== Set exercise ==
Your task is to copy the listing exactly. Drop any pictures from the copy.

======== Provided information ========

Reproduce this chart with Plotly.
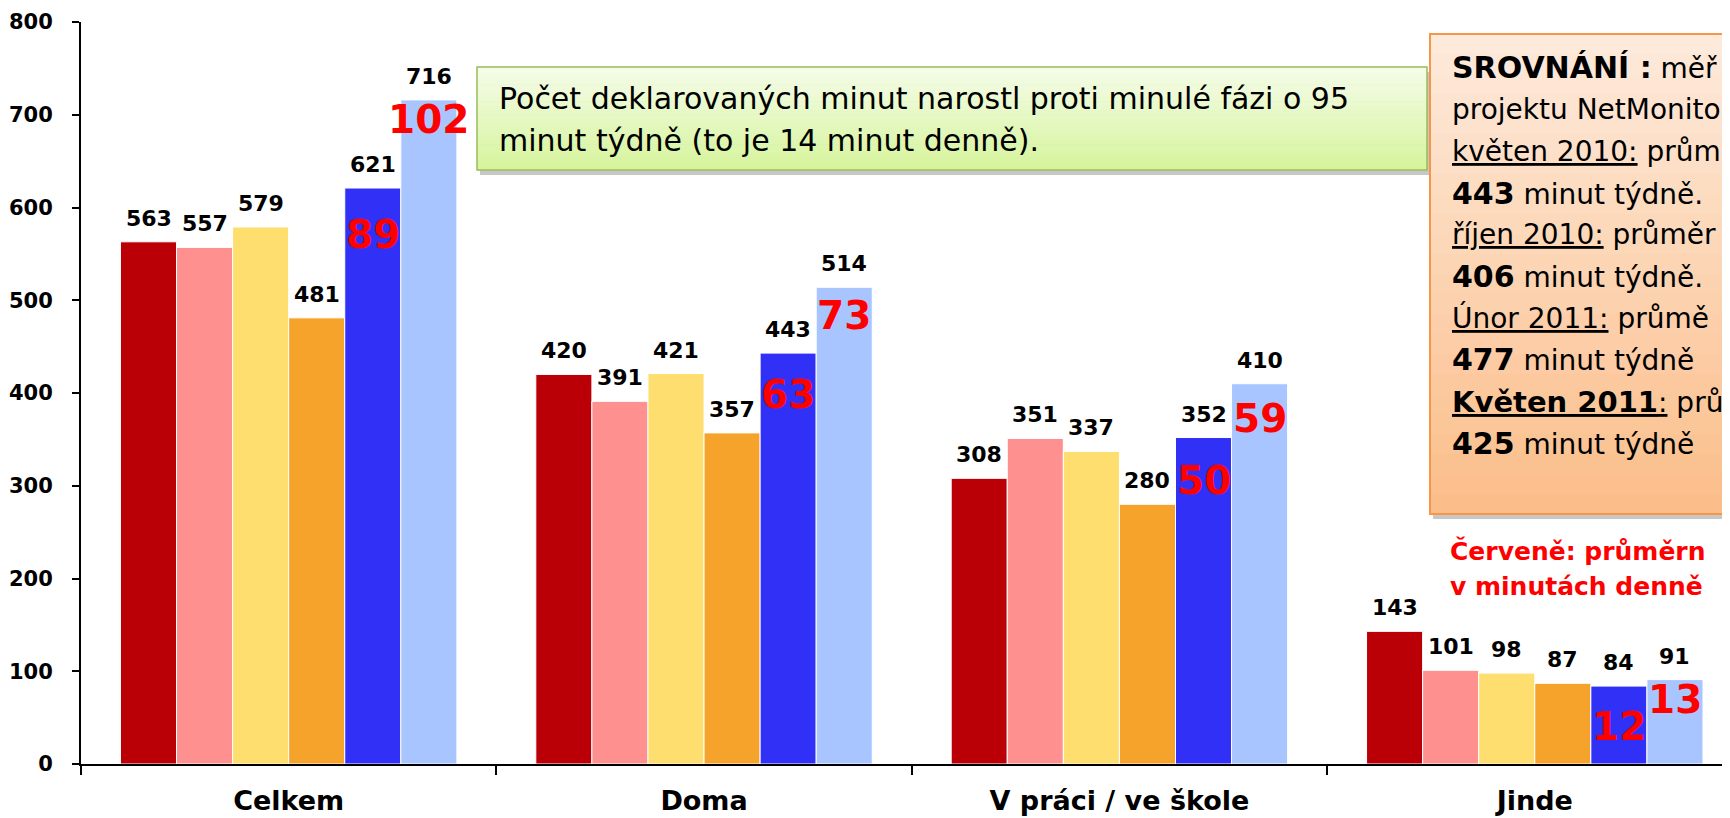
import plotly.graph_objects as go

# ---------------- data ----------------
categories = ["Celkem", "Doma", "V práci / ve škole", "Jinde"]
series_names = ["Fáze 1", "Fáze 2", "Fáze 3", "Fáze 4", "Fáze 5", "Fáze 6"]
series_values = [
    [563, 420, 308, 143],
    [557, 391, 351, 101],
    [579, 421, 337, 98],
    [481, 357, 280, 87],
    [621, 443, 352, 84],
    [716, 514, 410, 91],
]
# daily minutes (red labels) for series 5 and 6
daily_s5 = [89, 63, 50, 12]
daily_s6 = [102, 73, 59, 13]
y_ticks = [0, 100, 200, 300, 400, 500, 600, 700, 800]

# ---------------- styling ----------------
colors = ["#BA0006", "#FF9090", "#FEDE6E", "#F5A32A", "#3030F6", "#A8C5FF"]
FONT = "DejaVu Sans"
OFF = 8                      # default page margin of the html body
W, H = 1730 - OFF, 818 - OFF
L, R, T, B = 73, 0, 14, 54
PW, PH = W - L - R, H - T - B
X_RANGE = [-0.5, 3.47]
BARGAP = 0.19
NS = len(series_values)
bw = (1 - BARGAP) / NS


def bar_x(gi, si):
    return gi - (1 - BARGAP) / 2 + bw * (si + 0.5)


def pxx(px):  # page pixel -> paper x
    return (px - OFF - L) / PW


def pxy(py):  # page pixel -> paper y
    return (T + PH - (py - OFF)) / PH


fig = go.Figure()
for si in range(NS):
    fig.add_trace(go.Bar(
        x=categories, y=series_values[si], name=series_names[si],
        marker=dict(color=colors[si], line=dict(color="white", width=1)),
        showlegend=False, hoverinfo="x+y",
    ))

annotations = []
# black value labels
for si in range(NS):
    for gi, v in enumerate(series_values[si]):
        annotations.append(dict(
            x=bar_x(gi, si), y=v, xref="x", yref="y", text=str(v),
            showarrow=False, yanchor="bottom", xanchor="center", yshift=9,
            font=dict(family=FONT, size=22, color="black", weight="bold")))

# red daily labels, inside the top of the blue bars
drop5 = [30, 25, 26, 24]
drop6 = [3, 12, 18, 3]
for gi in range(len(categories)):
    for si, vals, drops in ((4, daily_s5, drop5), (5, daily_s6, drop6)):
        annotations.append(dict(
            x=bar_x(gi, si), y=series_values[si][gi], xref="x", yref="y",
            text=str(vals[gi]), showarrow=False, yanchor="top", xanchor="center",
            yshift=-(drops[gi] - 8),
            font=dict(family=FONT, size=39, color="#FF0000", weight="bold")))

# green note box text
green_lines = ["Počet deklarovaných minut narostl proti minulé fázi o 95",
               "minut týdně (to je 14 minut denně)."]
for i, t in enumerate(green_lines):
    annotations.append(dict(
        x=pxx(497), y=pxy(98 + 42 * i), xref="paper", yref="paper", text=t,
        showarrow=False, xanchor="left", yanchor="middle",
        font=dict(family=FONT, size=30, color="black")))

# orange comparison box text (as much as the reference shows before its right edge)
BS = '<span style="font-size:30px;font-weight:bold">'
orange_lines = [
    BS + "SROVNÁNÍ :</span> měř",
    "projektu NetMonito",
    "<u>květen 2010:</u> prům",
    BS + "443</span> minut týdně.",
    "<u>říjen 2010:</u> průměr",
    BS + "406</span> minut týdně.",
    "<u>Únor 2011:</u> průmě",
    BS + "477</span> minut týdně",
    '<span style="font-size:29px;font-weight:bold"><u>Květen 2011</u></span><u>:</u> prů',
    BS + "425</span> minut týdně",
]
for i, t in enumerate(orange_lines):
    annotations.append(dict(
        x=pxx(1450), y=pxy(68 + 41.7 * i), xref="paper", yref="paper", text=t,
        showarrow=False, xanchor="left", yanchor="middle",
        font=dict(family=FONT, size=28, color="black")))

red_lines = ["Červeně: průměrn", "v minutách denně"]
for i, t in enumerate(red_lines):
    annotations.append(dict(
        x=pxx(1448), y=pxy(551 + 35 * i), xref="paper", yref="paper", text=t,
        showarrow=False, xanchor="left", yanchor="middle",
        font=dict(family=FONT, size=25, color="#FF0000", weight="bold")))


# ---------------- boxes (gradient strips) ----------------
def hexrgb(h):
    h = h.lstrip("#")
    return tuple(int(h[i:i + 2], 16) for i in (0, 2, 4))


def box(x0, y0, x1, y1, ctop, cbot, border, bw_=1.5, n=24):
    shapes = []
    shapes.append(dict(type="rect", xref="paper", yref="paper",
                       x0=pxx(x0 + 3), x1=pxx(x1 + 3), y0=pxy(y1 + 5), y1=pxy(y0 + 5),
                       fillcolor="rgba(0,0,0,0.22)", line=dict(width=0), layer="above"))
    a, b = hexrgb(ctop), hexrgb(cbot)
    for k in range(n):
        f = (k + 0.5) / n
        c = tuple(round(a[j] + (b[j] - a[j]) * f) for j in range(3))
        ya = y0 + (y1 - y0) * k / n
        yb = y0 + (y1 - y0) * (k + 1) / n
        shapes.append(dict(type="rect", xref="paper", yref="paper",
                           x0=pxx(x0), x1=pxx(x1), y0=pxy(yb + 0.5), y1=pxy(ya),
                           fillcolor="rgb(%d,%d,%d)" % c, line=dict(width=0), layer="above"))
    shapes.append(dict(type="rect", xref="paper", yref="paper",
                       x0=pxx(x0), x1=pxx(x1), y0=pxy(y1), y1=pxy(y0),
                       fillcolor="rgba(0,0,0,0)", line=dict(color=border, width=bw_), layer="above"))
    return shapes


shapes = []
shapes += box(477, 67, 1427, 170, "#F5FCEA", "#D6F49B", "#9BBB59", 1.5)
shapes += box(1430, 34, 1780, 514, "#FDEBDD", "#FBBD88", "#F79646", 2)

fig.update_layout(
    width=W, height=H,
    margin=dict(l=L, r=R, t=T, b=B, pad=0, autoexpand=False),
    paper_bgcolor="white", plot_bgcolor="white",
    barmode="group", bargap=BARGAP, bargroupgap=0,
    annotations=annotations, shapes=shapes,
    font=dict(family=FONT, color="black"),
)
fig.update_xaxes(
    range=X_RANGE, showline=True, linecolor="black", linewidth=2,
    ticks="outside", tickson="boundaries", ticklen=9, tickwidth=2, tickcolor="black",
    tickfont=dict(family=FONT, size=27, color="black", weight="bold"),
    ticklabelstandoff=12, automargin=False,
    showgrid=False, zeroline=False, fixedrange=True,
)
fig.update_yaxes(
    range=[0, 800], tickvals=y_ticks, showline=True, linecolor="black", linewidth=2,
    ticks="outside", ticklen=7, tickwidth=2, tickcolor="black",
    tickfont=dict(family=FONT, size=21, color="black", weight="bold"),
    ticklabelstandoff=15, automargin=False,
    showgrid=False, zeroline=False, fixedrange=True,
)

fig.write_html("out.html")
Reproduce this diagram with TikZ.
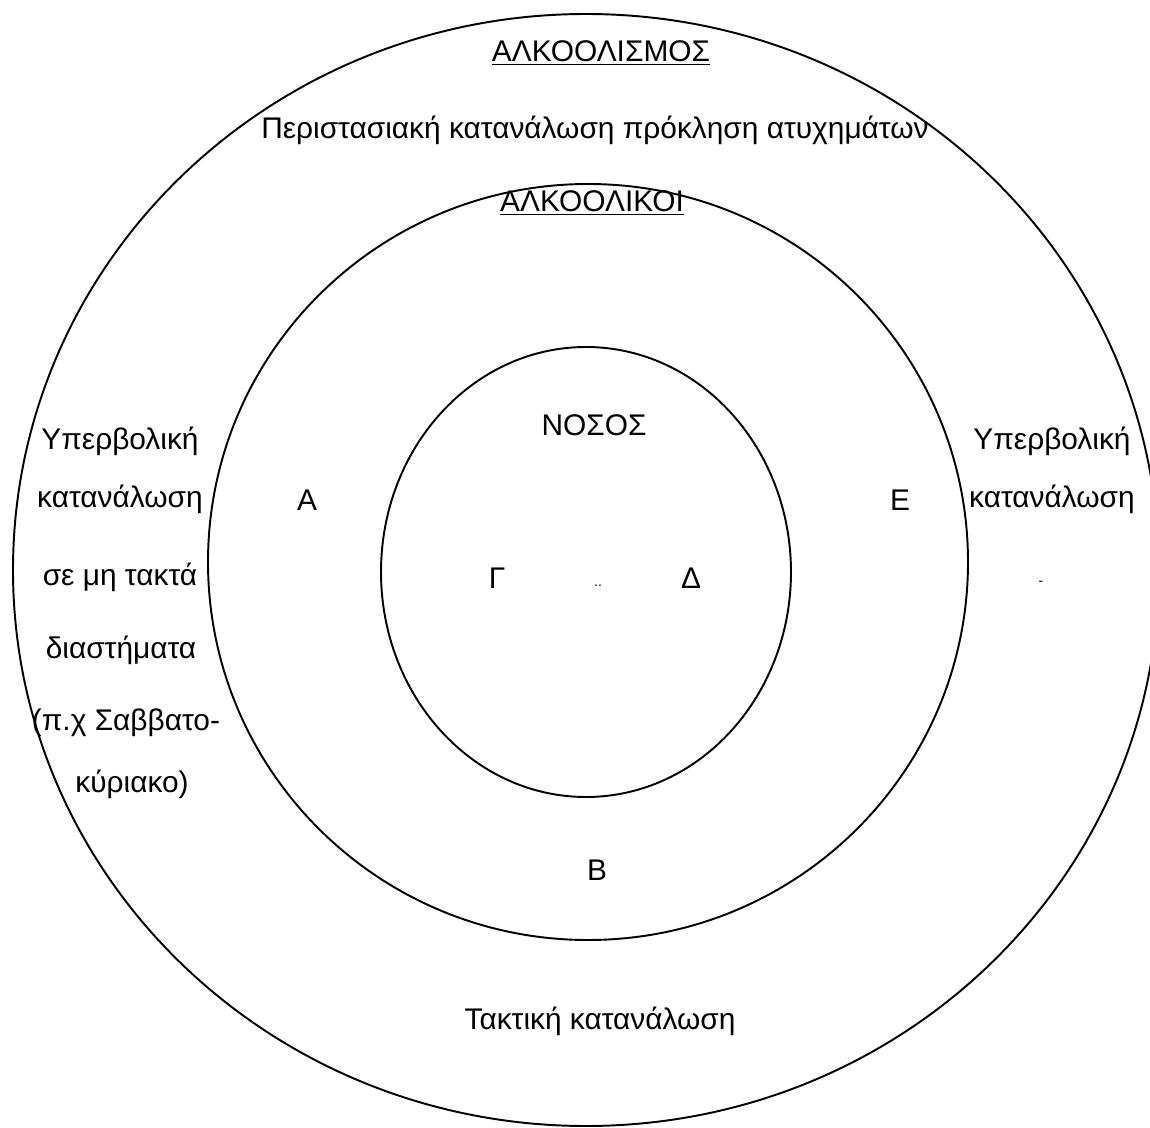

========

== Full response ==
Reproduce this chart with Plotly.
import plotly.graph_objects as go

# ---------------- data ----------------
categories = ["Celkem", "Doma", "V práci / ve škole", "Jinde"]
series_names = ["Fáze 1", "Fáze 2", "Fáze 3", "Fáze 4", "Fáze 5", "Fáze 6"]
series_values = [
    [563, 420, 308, 143],
    [557, 391, 351, 101],
    [579, 421, 337, 98],
    [481, 357, 280, 87],
    [621, 443, 352, 84],
    [716, 514, 410, 91],
]
# daily minutes (red labels) for series 5 and 6
daily_s5 = [89, 63, 50, 12]
daily_s6 = [102, 73, 59, 13]
y_ticks = [0, 100, 200, 300, 400, 500, 600, 700, 800]

# ---------------- styling ----------------
colors = ["#BA0006", "#FF9090", "#FEDE6E", "#F5A32A", "#3030F6", "#A8C5FF"]
FONT = "DejaVu Sans"
OFF = 8                      # default page margin of the html body
W, H = 1730 - OFF, 818 - OFF
L, R, T, B = 73, 0, 14, 54
PW, PH = W - L - R, H - T - B
X_RANGE = [-0.5, 3.47]
BARGAP = 0.19
NS = len(series_values)
bw = (1 - BARGAP) / NS


def bar_x(gi, si):
    return gi - (1 - BARGAP) / 2 + bw * (si + 0.5)


def pxx(px):  # page pixel -> paper x
    return (px - OFF - L) / PW


def pxy(py):  # page pixel -> paper y
    return (T + PH - (py - OFF)) / PH


fig = go.Figure()
for si in range(NS):
    fig.add_trace(go.Bar(
        x=categories, y=series_values[si], name=series_names[si],
        marker=dict(color=colors[si], line=dict(color="white", width=1)),
        showlegend=False, hoverinfo="x+y",
    ))

annotations = []
# black value labels
for si in range(NS):
    for gi, v in enumerate(series_values[si]):
        annotations.append(dict(
            x=bar_x(gi, si), y=v, xref="x", yref="y", text=str(v),
            showarrow=False, yanchor="bottom", xanchor="center", yshift=9,
            font=dict(family=FONT, size=22, color="black", weight="bold")))

# red daily labels, inside the top of the blue bars
drop5 = [30, 25, 26, 24]
drop6 = [3, 12, 18, 3]
for gi in range(len(categories)):
    for si, vals, drops in ((4, daily_s5, drop5), (5, daily_s6, drop6)):
        annotations.append(dict(
            x=bar_x(gi, si), y=series_values[si][gi], xref="x", yref="y",
            text=str(vals[gi]), showarrow=False, yanchor="top", xanchor="center",
            yshift=-(drops[gi] - 8),
            font=dict(family=FONT, size=39, color="#FF0000", weight="bold")))

# green note box text
green_lines = ["Počet deklarovaných minut narostl proti minulé fázi o 95",
               "minut týdně (to je 14 minut denně)."]
for i, t in enumerate(green_lines):
    annotations.append(dict(
        x=pxx(497), y=pxy(98 + 42 * i), xref="paper", yref="paper", text=t,
        showarrow=False, xanchor="left", yanchor="middle",
        font=dict(family=FONT, size=30, color="black")))

# orange comparison box text (as much as the reference shows before its right edge)
BS = '<span style="font-size:30px;font-weight:bold">'
orange_lines = [
    BS + "SROVNÁNÍ :</span> měř",
    "projektu NetMonito",
    "<u>květen 2010:</u> prům",
    BS + "443</span> minut týdně.",
    "<u>říjen 2010:</u> průměr",
    BS + "406</span> minut týdně.",
    "<u>Únor 2011:</u> průmě",
    BS + "477</span> minut týdně",
    '<span style="font-size:29px;font-weight:bold"><u>Květen 2011</u></span><u>:</u> prů',
    BS + "425</span> minut týdně",
]
for i, t in enumerate(orange_lines):
    annotations.append(dict(
        x=pxx(1450), y=pxy(68 + 41.7 * i), xref="paper", yref="paper", text=t,
        showarrow=False, xanchor="left", yanchor="middle",
        font=dict(family=FONT, size=28, color="black")))

red_lines = ["Červeně: průměrn", "v minutách denně"]
for i, t in enumerate(red_lines):
    annotations.append(dict(
        x=pxx(1448), y=pxy(551 + 35 * i), xref="paper", yref="paper", text=t,
        showarrow=False, xanchor="left", yanchor="middle",
        font=dict(family=FONT, size=25, color="#FF0000", weight="bold")))


# ---------------- boxes (gradient strips) ----------------
def hexrgb(h):
    h = h.lstrip("#")
    return tuple(int(h[i:i + 2], 16) for i in (0, 2, 4))


def box(x0, y0, x1, y1, ctop, cbot, border, bw_=1.5, n=24):
    shapes = []
    shapes.append(dict(type="rect", xref="paper", yref="paper",
                       x0=pxx(x0 + 3), x1=pxx(x1 + 3), y0=pxy(y1 + 5), y1=pxy(y0 + 5),
                       fillcolor="rgba(0,0,0,0.22)", line=dict(width=0), layer="above"))
    a, b = hexrgb(ctop), hexrgb(cbot)
    for k in range(n):
        f = (k + 0.5) / n
        c = tuple(round(a[j] + (b[j] - a[j]) * f) for j in range(3))
        ya = y0 + (y1 - y0) * k / n
        yb = y0 + (y1 - y0) * (k + 1) / n
        shapes.append(dict(type="rect", xref="paper", yref="paper",
                           x0=pxx(x0), x1=pxx(x1), y0=pxy(yb + 0.5), y1=pxy(ya),
                           fillcolor="rgb(%d,%d,%d)" % c, line=dict(width=0), layer="above"))
    shapes.append(dict(type="rect", xref="paper", yref="paper",
                       x0=pxx(x0), x1=pxx(x1), y0=pxy(y1), y1=pxy(y0),
                       fillcolor="rgba(0,0,0,0)", line=dict(color=border, width=bw_), layer="above"))
    return shapes


shapes = []
shapes += box(477, 67, 1427, 170, "#F5FCEA", "#D6F49B", "#9BBB59", 1.5)
shapes += box(1430, 34, 1780, 514, "#FDEBDD", "#FBBD88", "#F79646", 2)

fig.update_layout(
    width=W, height=H,
    margin=dict(l=L, r=R, t=T, b=B, pad=0, autoexpand=False),
    paper_bgcolor="white", plot_bgcolor="white",
    barmode="group", bargap=BARGAP, bargroupgap=0,
    annotations=annotations, shapes=shapes,
    font=dict(family=FONT, color="black"),
)
fig.update_xaxes(
    range=X_RANGE, showline=True, linecolor="black", linewidth=2,
    ticks="outside", tickson="boundaries", ticklen=9, tickwidth=2, tickcolor="black",
    tickfont=dict(family=FONT, size=27, color="black", weight="bold"),
    ticklabelstandoff=12, automargin=False,
    showgrid=False, zeroline=False, fixedrange=True,
)
fig.update_yaxes(
    range=[0, 800], tickvals=y_ticks, showline=True, linecolor="black", linewidth=2,
    ticks="outside", ticklen=7, tickwidth=2, tickcolor="black",
    tickfont=dict(family=FONT, size=21, color="black", weight="bold"),
    ticklabelstandoff=15, automargin=False,
    showgrid=False, zeroline=False, fixedrange=True,
)

fig.write_html("out.html")
Reproduce this diagram with TikZ.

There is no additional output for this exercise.